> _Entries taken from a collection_
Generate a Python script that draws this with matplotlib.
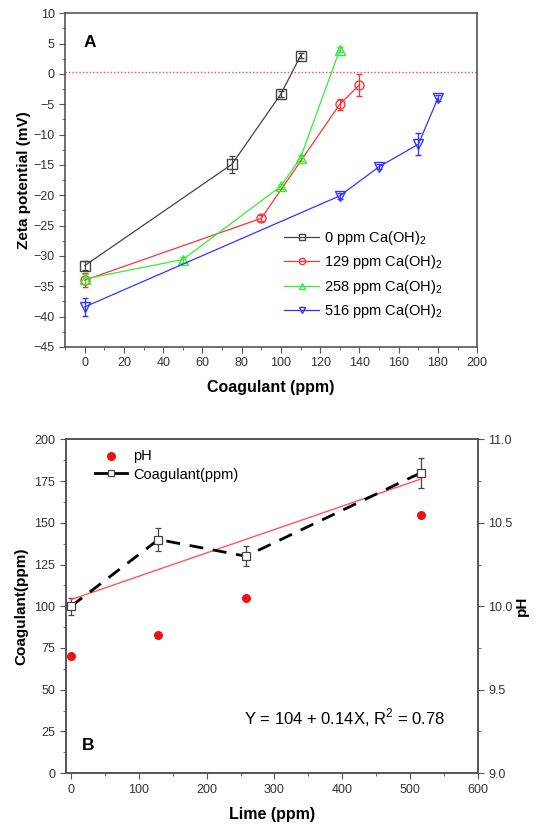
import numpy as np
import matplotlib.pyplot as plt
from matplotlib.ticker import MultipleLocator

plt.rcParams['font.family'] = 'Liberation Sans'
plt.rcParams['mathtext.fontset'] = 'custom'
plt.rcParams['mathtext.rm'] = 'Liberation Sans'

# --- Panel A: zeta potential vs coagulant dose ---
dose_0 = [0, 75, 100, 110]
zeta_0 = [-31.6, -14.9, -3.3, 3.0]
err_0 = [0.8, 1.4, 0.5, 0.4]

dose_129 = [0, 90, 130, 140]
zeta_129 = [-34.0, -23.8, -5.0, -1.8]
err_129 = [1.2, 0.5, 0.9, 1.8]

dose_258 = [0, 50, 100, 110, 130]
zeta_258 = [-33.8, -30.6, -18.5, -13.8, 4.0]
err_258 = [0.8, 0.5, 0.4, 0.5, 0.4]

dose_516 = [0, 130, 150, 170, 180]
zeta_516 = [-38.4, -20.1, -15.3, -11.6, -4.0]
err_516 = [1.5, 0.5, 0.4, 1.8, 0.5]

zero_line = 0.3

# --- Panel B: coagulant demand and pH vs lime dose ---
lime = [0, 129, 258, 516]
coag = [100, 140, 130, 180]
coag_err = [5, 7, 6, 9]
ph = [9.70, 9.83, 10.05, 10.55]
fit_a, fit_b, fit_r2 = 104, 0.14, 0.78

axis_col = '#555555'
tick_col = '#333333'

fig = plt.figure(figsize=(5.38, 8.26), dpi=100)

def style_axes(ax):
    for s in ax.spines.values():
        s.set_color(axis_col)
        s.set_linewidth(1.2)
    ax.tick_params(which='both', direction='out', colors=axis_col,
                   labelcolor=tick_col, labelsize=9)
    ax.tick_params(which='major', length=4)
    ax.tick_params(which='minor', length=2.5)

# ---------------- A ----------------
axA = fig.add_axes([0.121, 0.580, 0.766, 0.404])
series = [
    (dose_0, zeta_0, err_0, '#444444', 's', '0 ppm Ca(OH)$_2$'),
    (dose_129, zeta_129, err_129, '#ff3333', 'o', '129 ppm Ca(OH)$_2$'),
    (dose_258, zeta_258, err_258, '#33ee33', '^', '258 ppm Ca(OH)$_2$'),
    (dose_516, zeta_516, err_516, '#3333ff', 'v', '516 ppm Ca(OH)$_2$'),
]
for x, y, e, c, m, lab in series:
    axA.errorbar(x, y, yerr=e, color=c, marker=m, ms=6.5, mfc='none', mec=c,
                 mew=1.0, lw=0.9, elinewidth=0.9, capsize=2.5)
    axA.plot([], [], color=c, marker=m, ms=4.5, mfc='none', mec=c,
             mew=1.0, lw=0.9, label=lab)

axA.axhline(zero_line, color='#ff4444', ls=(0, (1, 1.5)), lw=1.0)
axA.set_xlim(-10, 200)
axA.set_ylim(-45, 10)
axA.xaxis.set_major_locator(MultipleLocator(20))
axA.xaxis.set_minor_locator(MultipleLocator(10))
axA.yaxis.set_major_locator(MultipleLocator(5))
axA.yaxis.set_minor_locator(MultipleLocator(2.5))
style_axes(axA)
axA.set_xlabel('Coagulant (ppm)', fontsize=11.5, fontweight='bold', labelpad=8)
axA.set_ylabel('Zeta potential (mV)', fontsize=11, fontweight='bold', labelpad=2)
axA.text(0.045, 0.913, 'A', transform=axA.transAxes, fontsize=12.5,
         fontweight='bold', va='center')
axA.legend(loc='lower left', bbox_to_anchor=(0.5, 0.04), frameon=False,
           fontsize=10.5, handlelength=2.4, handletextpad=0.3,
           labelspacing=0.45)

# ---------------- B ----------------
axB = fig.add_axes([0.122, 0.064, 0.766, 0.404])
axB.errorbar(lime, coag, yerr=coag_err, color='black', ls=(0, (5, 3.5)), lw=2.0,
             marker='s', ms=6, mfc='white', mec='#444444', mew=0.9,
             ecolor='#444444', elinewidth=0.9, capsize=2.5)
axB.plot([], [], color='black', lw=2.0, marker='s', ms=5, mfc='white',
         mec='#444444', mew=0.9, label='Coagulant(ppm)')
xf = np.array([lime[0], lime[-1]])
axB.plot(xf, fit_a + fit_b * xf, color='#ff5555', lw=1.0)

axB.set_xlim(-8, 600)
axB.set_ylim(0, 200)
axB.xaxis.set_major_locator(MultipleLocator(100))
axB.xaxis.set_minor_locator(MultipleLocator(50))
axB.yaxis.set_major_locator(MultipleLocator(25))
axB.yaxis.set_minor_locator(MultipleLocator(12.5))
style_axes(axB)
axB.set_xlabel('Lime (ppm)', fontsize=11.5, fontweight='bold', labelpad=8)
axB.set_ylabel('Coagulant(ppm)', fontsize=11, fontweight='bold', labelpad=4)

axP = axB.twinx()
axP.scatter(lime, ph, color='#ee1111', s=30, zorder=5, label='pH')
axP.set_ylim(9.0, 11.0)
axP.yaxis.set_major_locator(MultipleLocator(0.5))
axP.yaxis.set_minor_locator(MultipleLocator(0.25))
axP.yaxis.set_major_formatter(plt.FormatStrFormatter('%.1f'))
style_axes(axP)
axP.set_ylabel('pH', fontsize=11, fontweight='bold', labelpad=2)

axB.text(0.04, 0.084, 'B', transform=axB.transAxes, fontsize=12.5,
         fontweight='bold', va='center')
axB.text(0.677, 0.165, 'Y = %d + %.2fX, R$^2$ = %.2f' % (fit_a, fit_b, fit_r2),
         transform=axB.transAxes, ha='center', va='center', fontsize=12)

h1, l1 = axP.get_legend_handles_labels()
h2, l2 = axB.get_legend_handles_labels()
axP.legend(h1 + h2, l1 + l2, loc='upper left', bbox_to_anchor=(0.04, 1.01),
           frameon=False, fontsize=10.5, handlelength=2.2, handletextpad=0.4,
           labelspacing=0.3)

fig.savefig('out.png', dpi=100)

==

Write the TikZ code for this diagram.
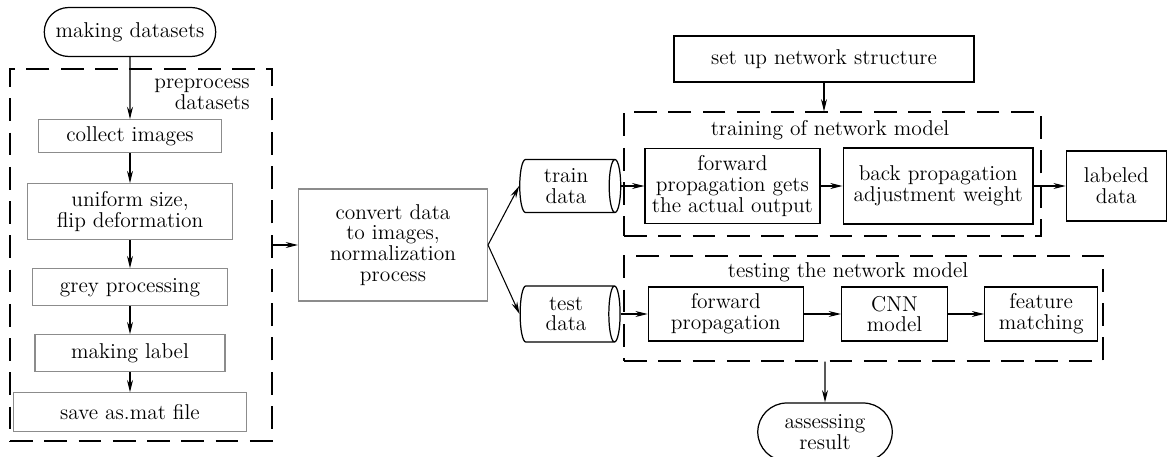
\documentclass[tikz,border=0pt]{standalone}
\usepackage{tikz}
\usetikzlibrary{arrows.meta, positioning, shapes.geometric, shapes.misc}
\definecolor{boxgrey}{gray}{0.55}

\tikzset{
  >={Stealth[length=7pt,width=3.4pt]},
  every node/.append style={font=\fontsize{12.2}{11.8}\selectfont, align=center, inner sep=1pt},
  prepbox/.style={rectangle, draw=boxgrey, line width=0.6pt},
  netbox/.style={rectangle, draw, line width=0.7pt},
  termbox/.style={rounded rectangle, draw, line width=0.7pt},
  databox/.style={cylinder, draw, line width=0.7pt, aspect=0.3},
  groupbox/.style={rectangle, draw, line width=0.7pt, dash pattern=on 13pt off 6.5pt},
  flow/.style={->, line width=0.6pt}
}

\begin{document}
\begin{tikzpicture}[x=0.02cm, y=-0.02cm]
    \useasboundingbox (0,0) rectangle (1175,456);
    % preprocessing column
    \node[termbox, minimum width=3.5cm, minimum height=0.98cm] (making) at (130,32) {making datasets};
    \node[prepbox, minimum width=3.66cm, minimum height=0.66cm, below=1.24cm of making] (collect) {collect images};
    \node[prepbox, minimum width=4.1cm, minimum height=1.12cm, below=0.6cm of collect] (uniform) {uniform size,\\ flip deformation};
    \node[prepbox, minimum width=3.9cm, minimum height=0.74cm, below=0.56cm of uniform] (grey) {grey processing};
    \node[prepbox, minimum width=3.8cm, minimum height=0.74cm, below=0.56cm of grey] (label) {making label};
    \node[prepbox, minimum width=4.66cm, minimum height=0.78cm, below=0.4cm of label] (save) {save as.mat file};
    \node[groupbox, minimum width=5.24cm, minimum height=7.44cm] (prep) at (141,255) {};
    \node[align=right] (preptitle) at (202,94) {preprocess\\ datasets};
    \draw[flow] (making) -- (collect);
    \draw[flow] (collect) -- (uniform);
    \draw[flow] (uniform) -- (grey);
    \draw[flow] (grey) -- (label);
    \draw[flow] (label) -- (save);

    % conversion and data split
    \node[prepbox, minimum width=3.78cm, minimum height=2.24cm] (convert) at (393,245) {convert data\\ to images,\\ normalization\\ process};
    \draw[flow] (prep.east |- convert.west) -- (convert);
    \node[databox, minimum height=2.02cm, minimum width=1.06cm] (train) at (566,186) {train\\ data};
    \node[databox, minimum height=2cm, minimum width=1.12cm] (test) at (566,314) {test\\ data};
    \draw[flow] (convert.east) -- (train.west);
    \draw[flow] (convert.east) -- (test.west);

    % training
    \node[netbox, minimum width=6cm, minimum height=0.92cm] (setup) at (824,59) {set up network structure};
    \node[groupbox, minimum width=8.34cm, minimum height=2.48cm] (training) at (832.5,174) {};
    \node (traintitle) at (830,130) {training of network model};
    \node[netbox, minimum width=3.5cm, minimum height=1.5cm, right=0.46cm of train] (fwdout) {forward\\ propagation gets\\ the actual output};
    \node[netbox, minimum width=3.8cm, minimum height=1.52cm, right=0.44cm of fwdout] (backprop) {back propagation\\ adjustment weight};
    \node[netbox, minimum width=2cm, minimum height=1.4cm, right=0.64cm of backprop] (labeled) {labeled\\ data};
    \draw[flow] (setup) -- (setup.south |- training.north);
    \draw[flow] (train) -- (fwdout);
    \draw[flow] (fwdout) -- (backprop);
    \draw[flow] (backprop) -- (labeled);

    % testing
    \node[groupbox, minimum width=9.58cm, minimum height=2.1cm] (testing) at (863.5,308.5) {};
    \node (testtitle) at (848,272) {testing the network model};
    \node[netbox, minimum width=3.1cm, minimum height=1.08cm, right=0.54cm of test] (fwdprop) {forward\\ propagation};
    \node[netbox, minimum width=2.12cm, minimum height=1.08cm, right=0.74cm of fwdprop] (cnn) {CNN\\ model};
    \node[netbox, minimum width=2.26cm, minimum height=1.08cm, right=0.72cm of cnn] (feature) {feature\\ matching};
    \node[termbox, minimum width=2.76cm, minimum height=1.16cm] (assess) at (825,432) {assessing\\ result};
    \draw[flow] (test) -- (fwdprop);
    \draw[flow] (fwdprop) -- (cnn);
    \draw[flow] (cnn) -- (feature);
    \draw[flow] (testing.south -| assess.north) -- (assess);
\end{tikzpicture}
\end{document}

* * *

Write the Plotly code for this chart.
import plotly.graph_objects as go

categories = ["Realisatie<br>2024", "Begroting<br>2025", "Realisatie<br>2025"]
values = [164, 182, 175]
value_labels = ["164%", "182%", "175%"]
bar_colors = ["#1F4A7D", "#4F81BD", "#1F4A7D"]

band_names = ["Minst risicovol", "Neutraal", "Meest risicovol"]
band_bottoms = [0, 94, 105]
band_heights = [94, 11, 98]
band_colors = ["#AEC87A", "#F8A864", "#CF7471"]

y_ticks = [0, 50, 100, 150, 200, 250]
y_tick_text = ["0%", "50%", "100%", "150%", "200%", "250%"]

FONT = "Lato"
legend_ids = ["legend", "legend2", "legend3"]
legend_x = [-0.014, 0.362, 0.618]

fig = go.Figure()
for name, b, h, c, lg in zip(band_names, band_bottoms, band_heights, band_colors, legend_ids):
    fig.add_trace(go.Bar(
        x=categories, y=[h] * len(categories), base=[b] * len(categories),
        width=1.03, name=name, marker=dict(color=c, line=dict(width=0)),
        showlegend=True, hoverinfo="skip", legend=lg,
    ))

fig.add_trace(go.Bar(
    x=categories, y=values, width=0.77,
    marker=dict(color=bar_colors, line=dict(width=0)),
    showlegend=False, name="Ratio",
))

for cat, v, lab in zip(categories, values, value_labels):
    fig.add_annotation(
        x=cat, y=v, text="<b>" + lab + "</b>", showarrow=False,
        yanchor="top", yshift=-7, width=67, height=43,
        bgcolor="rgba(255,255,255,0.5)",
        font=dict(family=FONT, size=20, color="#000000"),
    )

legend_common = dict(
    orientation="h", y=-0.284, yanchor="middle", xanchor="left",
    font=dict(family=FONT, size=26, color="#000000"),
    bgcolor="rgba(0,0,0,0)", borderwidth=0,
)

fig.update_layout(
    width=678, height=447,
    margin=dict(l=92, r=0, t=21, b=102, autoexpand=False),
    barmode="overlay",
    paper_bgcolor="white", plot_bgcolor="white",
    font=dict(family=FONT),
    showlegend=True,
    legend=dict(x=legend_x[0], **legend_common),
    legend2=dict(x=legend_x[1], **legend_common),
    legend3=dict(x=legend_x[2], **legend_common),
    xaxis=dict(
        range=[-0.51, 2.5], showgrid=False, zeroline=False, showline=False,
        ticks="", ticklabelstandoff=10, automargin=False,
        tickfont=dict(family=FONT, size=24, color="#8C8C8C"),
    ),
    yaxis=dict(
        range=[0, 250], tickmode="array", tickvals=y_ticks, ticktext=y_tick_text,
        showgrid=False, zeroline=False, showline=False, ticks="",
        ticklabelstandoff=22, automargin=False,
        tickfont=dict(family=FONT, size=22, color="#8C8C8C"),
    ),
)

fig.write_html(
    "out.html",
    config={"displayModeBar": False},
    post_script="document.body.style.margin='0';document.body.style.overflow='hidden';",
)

> _EXERCISE DETAILS_
Of the lines in this listing, how many contain "matplotlib"? Reply with the number and nothing more.

> _CORRECT ANSWER_
3